DATA FOR THE TASK

• • • •

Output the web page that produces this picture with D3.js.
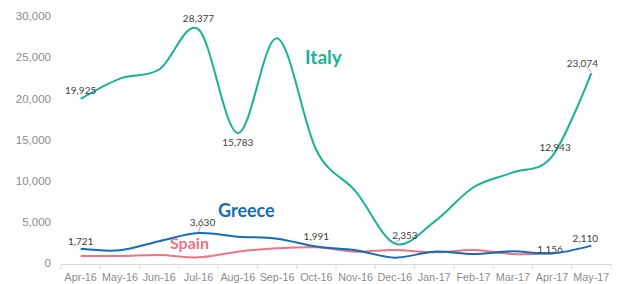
<!DOCTYPE html>
<html>
<head>
<meta charset="utf-8">
<script src="https://cdn.jsdelivr.net/npm/d3@7"></script>
<style>
  body { margin: 0; background: #fff; }
  svg { display: block; font-family: Lato, "Open Sans", sans-serif; }
  .axis text { fill: #8c8c8c; font-size: 11.5px; }
  .xaxis text { font-size: 10.8px; }
  .dlabel { fill: #404040; font-size: 10px; }
</style>
</head>
<body>
<div id="chart"></div>
<script>
// months along the bottom
var months = ["Apr-16", "May-16", "Jun-16", "Jul-16", "Aug-16", "Sep-16", "Oct-16",
              "Nov-16", "Dec-16", "Jan-17", "Feb-17", "Mar-17", "Apr-17", "May-17"];

// arrivals per month
var italy  = [19925, 22400, 23500, 28377, 15783, 27300, 13700, 8700, 2353, 5000, 9200, 11000, 12943, 23074];
var greece = [1721, 1550, 2650, 3630, 3200, 2950, 1991, 1550, 650, 1380, 1090, 1420, 1156, 2110];
var spain  = [850, 850, 970, 690, 1380, 1780, 1900, 1380, 1580, 1300, 1580, 1090, 1170, null];

var yTicks = [0, 5000, 10000, 15000, 20000, 25000, 30000];

// which points get a value label: [month index, dx, dy, leader line?]
var italyLabels  = [[0, 0, -8, false], [3, 0, -11, false], [4, 0, 9, true], [8, 10, -8, true], [12, 3, -9, false], [13, -9, -10, true]];
var greeceLabels = [[0, 0, -7, false], [3, 4, -11, true], [6, 0, -10, false], [12, -2, -4, false], [13, -6, -7, false]];

var width = 619, height = 284;

var x = d3.scaleBand().domain(months).range([61, 611]);
var y = d3.scaleLinear().domain([0, 30000]).range([263, 16]);
var fmt = d3.format(",");

var svg = d3.select("#chart").append("svg")
  .attr("width", width)
  .attr("height", height);

// y axis: labels only
var yAxis = svg.append("g")
  .attr("class", "axis")
  .attr("transform", "translate(51,0)")
  .call(d3.axisLeft(y).tickValues(yTicks).tickFormat(fmt).tickSize(0).tickPadding(0));
yAxis.select(".domain").remove();

// x axis with ticks between the months
var xAxis = svg.append("g")
  .attr("class", "axis xaxis")
  .attr("transform", "translate(0,264)")
  .call(d3.axisBottom(x).tickSize(0).tickPadding(9));
xAxis.select(".domain").attr("stroke", "#d9d9d9");
xAxis.selectAll(".sep")
  .data(months.concat(["end"]))
  .enter().append("line")
  .attr("class", "sep")
  .attr("x1", function(d, i) { return 61 + i * x.bandwidth(); })
  .attr("x2", function(d, i) { return 61 + i * x.bandwidth(); })
  .attr("y1", 0).attr("y2", 5)
  .attr("stroke", "#d9d9d9");

var cx = function(i) { return x(months[i]) + x.bandwidth() / 2; };

var line = d3.line()
  .defined(function(d) { return d != null; })
  .x(function(d, i) { return cx(i); })
  .y(function(d) { return y(d); })
  .curve(d3.curveCatmullRom.alpha(0));

var series = [
  {name: "Spain", values: spain, color: "#f07283"},
  {name: "Greece", values: greece, color: "#146db5"},
  {name: "Italy", values: italy, color: "#17b393"}
];

series.forEach(function(s) {
  svg.append("path")
    .datum(s.values)
    .attr("fill", "none")
    .attr("stroke", s.color)
    .attr("stroke-width", 2)
    .attr("d", line);
});

function addLabels(list, values) {
  list.forEach(function(l) {
    var px = cx(l[0]), py = y(values[l[0]]);
    var tx = px + l[1], ty = py + l[2];
    if (l[3]) {
      svg.append("line")
        .attr("x1", px + l[1] * 0.5).attr("y1", ty + (l[2] < 0 ? 4 : -7))
        .attr("x2", px).attr("y2", py - (l[2] < 0 ? 1 : -1))
        .attr("stroke", "#8c8c8c").attr("stroke-width", 0.8);
    }
    svg.append("text")
      .attr("class", "dlabel")
      .attr("x", tx).attr("y", ty)
      .attr("text-anchor", "middle")
      .attr("dy", "0.35em")
      .text(fmt(values[l[0]]));
  });
}
addLabels(italyLabels, italy);
addLabels(greeceLabels, greece);

// series names
svg.append("text").attr("x", 305).attr("y", 64)
  .attr("font-size", 19).attr("font-weight", "bold").attr("fill", "#17b393").text("Italy");
svg.append("text").attr("x", 218).attr("y", 217)
  .attr("font-size", 18).attr("font-weight", "bold").attr("fill", "#146db5").text("Greece");
svg.append("text").attr("x", 170).attr("y", 249)
  .attr("font-size", 16).attr("font-weight", "bold").attr("fill", "#f07283").text("Spain");
</script>
</body>
</html>
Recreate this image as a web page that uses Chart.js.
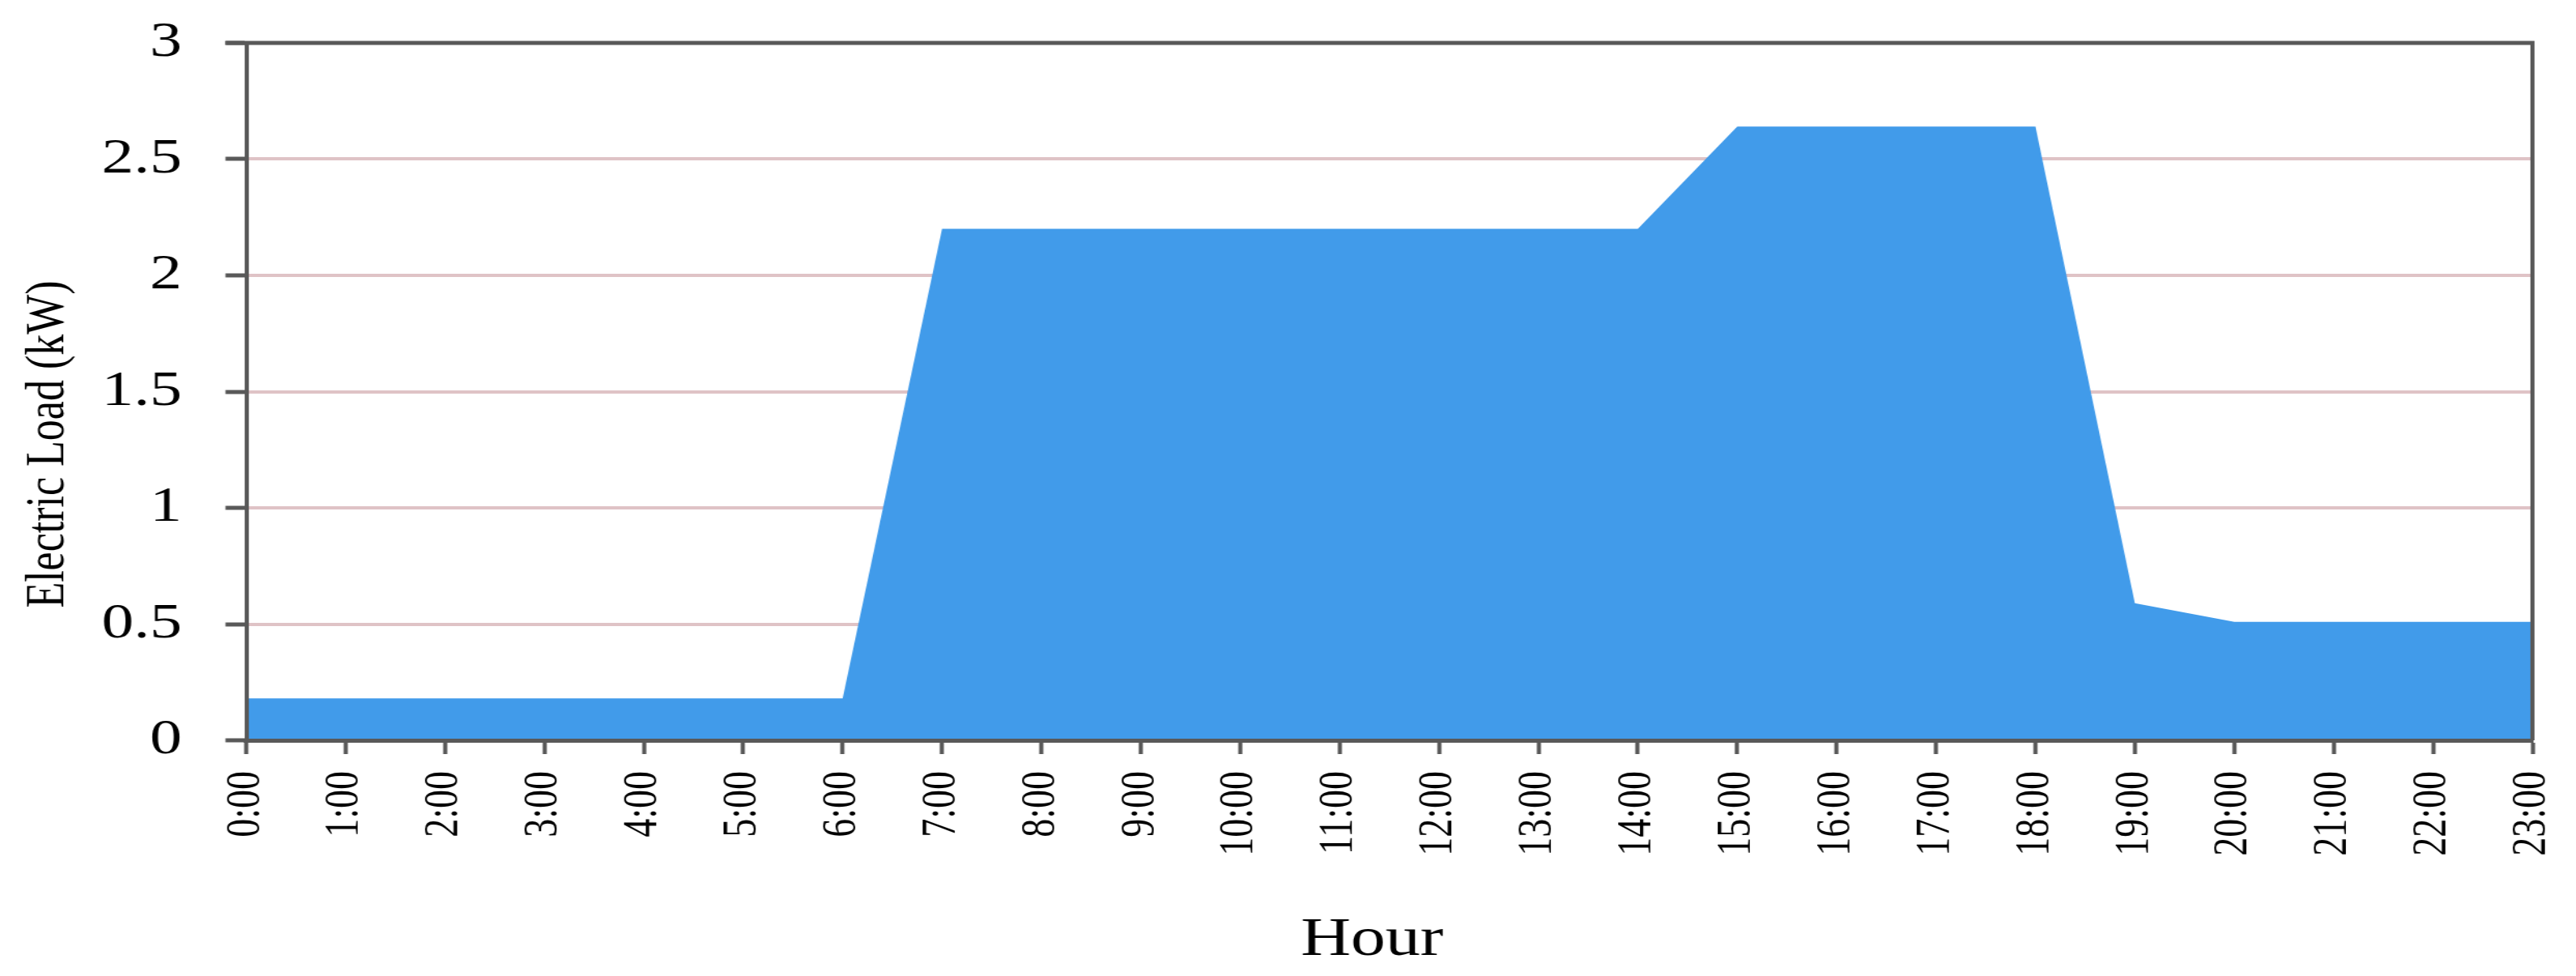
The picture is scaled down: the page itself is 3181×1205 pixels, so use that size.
<!DOCTYPE html>
<html>
<head>
<meta charset="utf-8">
<script src="https://cdn.jsdelivr.net/npm/chart.js@4.4.1/dist/chart.umd.min.js"></script>
<style>
  html, body { margin: 0; padding: 0; background: #fff; }
  #wrap { width: 3181px; height: 1205px; }
</style>
</head>
<body>
<div id="wrap">
  <!-- the source picture is stretched sideways, so the canvas is drawn narrower and scaled up -->
  <canvas id="loadChart" width="2485" height="1205" style="width:3181px;height:1205px"></canvas>
</div>
<script>
const hours = [
  "0:00", "1:00", "2:00", "3:00", "4:00", "5:00", "6:00", "7:00",
  "8:00", "9:00", "10:00", "11:00", "12:00", "13:00", "14:00", "15:00",
  "16:00", "17:00", "18:00", "19:00", "20:00", "21:00", "22:00", "23:00",
];
const loadKW = [
  0.18, 0.18, 0.18, 0.18, 0.18, 0.18, 0.18, 2.2,
  2.2, 2.2, 2.2, 2.2, 2.2, 2.2, 2.2, 2.64,
  2.64, 2.64, 2.64, 0.59, 0.51, 0.51, 0.51, 0.51,
];
const yTickValues = [0, 0.5, 1, 1.5, 2, 2.5, 3];
const yTickLabels = ["0", "0.5", "1", "1.5", "2", "2.5", "3"];
const xTitle = "Hour";
const yTitle = "Electric Load (kW)";

document.addEventListener("DOMContentLoaded", function () {
  const ctx = document.getElementById("loadChart");
  const axisColor = "#595959";
  const serif = "'Liberation Serif', 'Times New Roman', serif";

  // top and right edges of the plot frame
  const framePlugin = {
    id: "frame",
    afterDatasetsDraw(chart) {
      const { ctx, chartArea } = chart;
      ctx.save();
      ctx.strokeStyle = axisColor;
      ctx.lineWidth = 5;
      ctx.beginPath();
      ctx.moveTo(chartArea.left - 20, chartArea.top);
      ctx.lineTo(chartArea.right + 2, chartArea.top);
      ctx.stroke();
      ctx.lineWidth = 4;
      ctx.beginPath();
      ctx.moveTo(chartArea.right, chartArea.top);
      ctx.lineTo(chartArea.right, chartArea.bottom);
      ctx.stroke();
      ctx.restore();
    },
  };

  new Chart(ctx, {
    type: "line",
    data: {
      labels: hours,
      datasets: [
        {
          label: yTitle,
          data: loadKW,
          fill: "origin",
          backgroundColor: "#419BEA",
          borderWidth: 0,
          pointRadius: 0,
          tension: 0,
        },
      ],
    },
    plugins: [framePlugin],
    options: {
      responsive: false,
      devicePixelRatio: 1,
      animation: false,
      layout: { padding: { top: 53, right: 42, bottom: 0, left: 0 } },
      plugins: {
        legend: { display: false },
        tooltip: { enabled: false },
      },
      scales: {
        x: {
          offset: false,
          afterFit: (scale) => {
            scale.height = 291;
            // let the layout padding alone decide the plot edges
            scale.paddingLeft = 0;
            scale.paddingRight = 0;
          },
          grid: {
            drawOnChartArea: false,
            tickLength: 17,
            tickWidth: 4,
            tickColor: axisColor,
          },
          border: { color: axisColor, width: 5, z: 1 },
          ticks: {
            autoSkip: false,
            maxRotation: 90,
            minRotation: 90,
            padding: 21,
            color: "#000",
            font: { family: serif, size: 46 },
          },
          title: {
            display: true,
            // two trailing spaces: the source title sits slightly left of centre
            text: xTitle + "  ",
            color: "#000",
            font: { family: serif, size: 67 },
            padding: { top: 0, bottom: 3 },
          },
        },
        y: {
          min: 0,
          max: 3,
          afterFit: (scale) => {
            scale.width = 237.5;
            scale.paddingTop = 0;
            scale.paddingBottom = 0;
          },
          afterBuildTicks: (scale) => {
            scale.ticks = yTickValues.map((v) => ({ value: v }));
          },
          grid: {
            color: "#DFC3C6",
            lineWidth: 4,
            tickLength: 20,
            tickWidth: 5,
            tickColor: axisColor,
          },
          border: { color: axisColor, width: 4, z: 1 },
          ticks: {
            padding: 42,
            color: "#000",
            font: { family: serif, size: 62 },
            callback: (value) => yTickLabels[yTickValues.indexOf(value)],
          },
          title: {
            display: true,
            // trailing spaces push the label a little below the axis centre, as in the source
            text: yTitle + "          ",
            color: "#000",
            font: { family: serif, size: 52 },
            padding: { top: 16, bottom: 0 },
          },
        },
      },
    },
  });
});
</script>
</body>
</html>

• • • •

WHAT THE TASK ASKS
Pick out the lines containing the string "scaled" and show them.

WORKED ANSWER
The picture is scaled down: the page itself is 3181×1205 pixels, so use that size.
  <!-- the source picture is stretched sideways, so the canvas is drawn narrower and scaled up -->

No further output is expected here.